Wilder is a documentarian who lives on the second floor of the high-rise with his wife, Helen, and his two sons. Wilder represents the id—unfettered primal impulse—and immaturity. A mother’s boy, Wilder feels constrained by the “whole system of juvenile restraints he had been trying to shake off since his adolescence” (141). Despite his awareness of this hang-up, Wilder tries to reproduce his relationship with his mother in his marriage to Helen.

At the beginning of the novel, Wilder personifies the rowdiness of the lower floors: His raucous parties on the second floor make him an object of scorn to the middle- and upper-floor tenants. Wilder has a far more physical, animalistic presence than his fellow professionals. His stocky, powerful body, his background in rugby, and his brash manner all separate him from the mannered, unphysical bourgeois type that predominates in the high-rise. In contrast to this vacant, anonymous type—epitomized by the Steeles—Wilder is aggressively human. As Laing says, “Wilder was real enough, but hardly belonged to the high-rise” (22). While his physicality is a strength in the first stages of the high-rise’s decline, his pronounced, albeit base, humanity ultimately dooms him.

The farther Wilder ascends, the further he regresses. A mother’s boy who feels constrained by his prolonged childhood, Wilder climbs upward in an attempt to resolve his Oedipal conflict. However, the higher he climbs, the more crude and violent Wilder becomes. He loses his desire to make a documentary of the high-rise, abandoning this mediated quest for domination for the visceral pleasure of physical domination. This intellectual regression coincides with his loss of intelligible speech and symbolic marking of himself with war paint, both of which indicate that his battle against the building has become mostly physical. Wilder’s eventual abandonment of his camera marks his (however subconscious) realization that life in the high-rise isn’t meant to be documented; it’s meant to be lived.
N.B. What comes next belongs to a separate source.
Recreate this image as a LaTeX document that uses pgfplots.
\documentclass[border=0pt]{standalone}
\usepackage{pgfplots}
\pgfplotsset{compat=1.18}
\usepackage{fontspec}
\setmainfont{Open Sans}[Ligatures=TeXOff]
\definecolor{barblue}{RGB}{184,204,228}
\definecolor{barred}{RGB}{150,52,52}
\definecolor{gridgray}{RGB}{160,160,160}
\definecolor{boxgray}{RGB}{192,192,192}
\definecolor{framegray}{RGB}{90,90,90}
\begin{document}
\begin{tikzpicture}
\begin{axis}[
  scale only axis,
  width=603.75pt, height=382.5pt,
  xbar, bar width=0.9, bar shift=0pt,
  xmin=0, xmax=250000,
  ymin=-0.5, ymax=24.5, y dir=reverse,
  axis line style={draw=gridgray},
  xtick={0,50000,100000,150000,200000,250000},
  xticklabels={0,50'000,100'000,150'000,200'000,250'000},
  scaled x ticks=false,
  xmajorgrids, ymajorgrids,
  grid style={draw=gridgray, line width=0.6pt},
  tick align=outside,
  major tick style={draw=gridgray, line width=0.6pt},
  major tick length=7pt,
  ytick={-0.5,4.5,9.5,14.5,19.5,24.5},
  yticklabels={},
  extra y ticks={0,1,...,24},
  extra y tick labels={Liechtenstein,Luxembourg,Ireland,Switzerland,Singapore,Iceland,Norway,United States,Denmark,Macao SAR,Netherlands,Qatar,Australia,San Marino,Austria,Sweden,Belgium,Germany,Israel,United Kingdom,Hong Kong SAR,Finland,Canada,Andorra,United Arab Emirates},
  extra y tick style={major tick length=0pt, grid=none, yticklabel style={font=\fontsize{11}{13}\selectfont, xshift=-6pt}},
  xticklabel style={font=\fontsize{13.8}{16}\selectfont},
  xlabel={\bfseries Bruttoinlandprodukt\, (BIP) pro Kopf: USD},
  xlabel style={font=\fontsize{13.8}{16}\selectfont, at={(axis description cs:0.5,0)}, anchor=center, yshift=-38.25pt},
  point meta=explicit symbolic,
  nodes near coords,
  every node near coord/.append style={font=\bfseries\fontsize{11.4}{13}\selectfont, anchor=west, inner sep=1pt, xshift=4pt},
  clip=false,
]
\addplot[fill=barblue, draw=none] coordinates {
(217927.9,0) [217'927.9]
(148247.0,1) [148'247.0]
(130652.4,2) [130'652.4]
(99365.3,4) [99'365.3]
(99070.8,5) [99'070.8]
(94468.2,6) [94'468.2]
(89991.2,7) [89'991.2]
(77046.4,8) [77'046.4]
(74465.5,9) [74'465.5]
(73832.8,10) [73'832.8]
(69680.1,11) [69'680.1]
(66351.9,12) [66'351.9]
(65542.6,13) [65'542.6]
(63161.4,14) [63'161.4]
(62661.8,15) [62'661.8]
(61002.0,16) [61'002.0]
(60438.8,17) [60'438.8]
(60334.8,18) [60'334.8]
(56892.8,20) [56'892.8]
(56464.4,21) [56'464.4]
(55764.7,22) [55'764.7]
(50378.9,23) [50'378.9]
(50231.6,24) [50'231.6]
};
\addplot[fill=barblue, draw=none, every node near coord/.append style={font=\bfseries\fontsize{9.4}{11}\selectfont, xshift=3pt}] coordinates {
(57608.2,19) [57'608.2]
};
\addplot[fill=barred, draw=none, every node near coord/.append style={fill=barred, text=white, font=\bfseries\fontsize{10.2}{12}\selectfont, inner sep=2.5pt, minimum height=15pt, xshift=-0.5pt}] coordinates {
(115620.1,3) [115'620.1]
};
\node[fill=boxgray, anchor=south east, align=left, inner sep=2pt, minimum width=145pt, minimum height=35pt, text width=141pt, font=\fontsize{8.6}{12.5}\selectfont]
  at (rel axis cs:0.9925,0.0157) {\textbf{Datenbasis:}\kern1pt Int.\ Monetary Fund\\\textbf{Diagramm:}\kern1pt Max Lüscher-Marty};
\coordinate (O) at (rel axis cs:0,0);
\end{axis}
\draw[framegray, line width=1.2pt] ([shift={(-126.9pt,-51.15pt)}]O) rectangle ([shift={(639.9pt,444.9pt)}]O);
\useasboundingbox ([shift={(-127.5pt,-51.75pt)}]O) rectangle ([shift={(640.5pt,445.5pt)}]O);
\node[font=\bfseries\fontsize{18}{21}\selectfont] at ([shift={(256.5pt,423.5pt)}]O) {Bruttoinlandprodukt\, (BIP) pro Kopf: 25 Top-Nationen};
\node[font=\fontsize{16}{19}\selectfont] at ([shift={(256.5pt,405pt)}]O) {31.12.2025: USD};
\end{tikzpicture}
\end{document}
There is more fulfillment, more visceral pleasure in unmediated living than in spectating. Wilder’s absurd embrace of his murder by the women’s commune—a perverse conclusion to his Oedipal drama—attests to this fact; ironically, this death has more meaning to him than his life ever did.

Anthony Royal

Royal is the high-rise’s architect and penthouse resident. He is the only one of the building’s many architects who lives in the building. Despite having a small role in its design—responsible only for the lobby, concourse, and sculpture garden—Royal is strongly invested in the building’s success. Royal insists that it is his wife, not he, who’s afflicted by upper-class insecurity, but his dress and bearing suggest otherwise. With his white safari jacket, chromium cane, and white Alsatian always at his side, Royal affects the look of a colonial lord adapted to modern life. His self-conscious aloofness suggests that he’s anxious to live up to the distant, regal image his name conjures.
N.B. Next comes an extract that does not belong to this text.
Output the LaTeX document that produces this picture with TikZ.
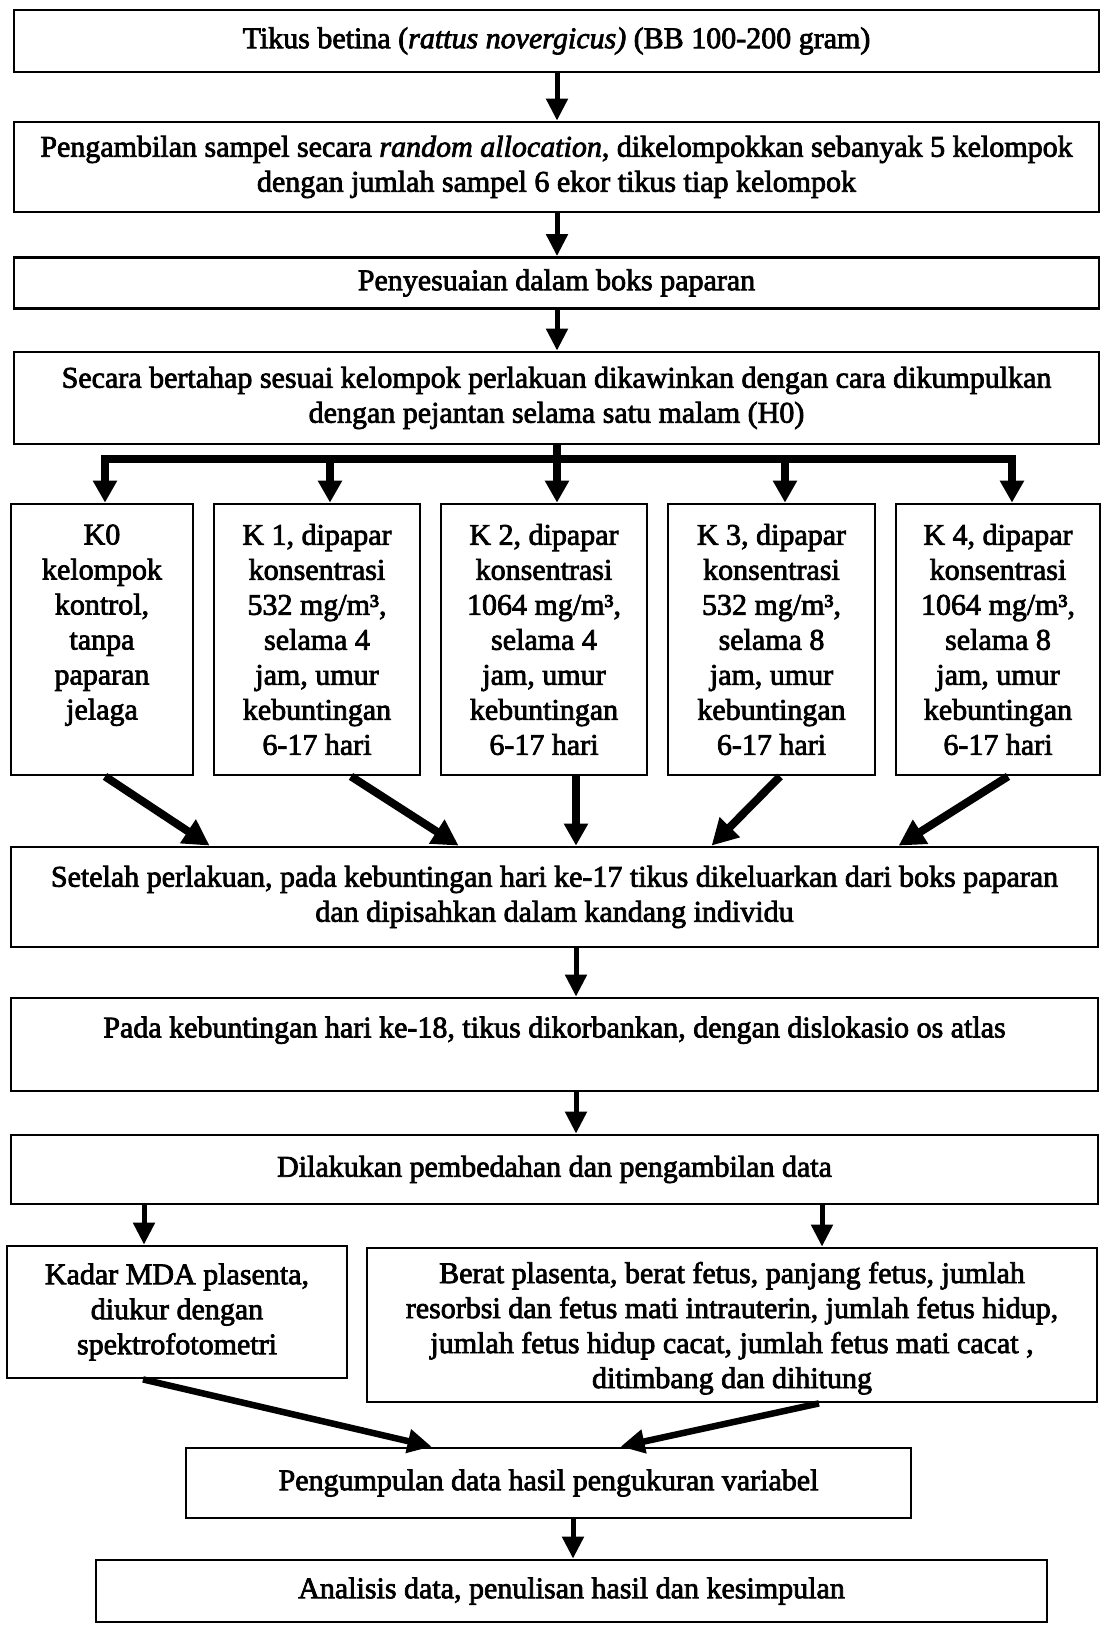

Like many of the other characters, Royal is self-destructive. Having come from nothing, he feels imprisoned by success; he goes so far as to wonder whether his car crash was an unconscious impulse to shatter this cage. Royal stays in the building despite his awareness of its growing danger, curious to see how things will progress. Royal is gripped by the Thanatos, the death drive, seemingly determined to destroy himself.
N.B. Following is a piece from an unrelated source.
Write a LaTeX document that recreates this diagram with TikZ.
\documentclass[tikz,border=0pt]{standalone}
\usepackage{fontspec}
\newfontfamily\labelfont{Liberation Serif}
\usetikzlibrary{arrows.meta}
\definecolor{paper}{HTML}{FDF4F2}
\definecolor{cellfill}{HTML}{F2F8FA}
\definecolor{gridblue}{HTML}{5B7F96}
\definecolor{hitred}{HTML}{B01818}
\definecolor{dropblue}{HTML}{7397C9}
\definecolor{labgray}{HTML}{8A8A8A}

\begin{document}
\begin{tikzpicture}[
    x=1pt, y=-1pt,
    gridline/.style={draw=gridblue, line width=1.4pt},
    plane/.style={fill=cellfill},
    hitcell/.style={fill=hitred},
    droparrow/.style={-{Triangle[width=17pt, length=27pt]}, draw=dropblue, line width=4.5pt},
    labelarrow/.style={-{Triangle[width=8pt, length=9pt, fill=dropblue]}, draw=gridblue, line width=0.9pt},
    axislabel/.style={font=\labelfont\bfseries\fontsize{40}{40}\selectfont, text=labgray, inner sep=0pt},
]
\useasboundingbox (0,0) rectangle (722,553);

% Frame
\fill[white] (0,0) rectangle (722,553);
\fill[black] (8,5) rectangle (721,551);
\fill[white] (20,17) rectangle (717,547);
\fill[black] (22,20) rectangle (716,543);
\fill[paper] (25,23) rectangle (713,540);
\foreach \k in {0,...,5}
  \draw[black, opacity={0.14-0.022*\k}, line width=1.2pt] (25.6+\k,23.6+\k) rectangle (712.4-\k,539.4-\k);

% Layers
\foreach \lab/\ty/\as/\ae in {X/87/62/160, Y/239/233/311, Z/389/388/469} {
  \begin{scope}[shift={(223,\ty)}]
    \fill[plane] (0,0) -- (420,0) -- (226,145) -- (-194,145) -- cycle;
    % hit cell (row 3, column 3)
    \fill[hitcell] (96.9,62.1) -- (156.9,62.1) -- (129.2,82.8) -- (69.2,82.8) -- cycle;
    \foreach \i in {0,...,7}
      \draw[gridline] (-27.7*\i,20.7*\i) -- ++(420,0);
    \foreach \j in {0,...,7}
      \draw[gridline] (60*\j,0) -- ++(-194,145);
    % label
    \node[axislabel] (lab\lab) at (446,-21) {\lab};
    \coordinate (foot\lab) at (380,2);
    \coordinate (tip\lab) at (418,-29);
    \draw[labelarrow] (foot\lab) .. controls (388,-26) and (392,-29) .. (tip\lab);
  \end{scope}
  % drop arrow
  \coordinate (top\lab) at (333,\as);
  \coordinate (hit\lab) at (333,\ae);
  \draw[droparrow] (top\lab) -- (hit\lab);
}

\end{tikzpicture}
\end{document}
Though Royal eventually embraces his given role as the helmsman of the high-rise, this role becomes meaningless in the final stages of disintegration. Royal lacks the cruelty that keeps Pangbourne alive, the anonymity that protects Laing, or the killer instinct that shields the women’s commune. Royal cannot reconcile himself to the extreme violence of the high-rise. After Wilder shoots him, Royal spends his final hours dragging himself down to the 10th-floor pool, which has become a mass grave. This Herculean effort is both penance for designing a building that fomented such violence and a renunciation of his status—he goes to die with the lower-floor tenants.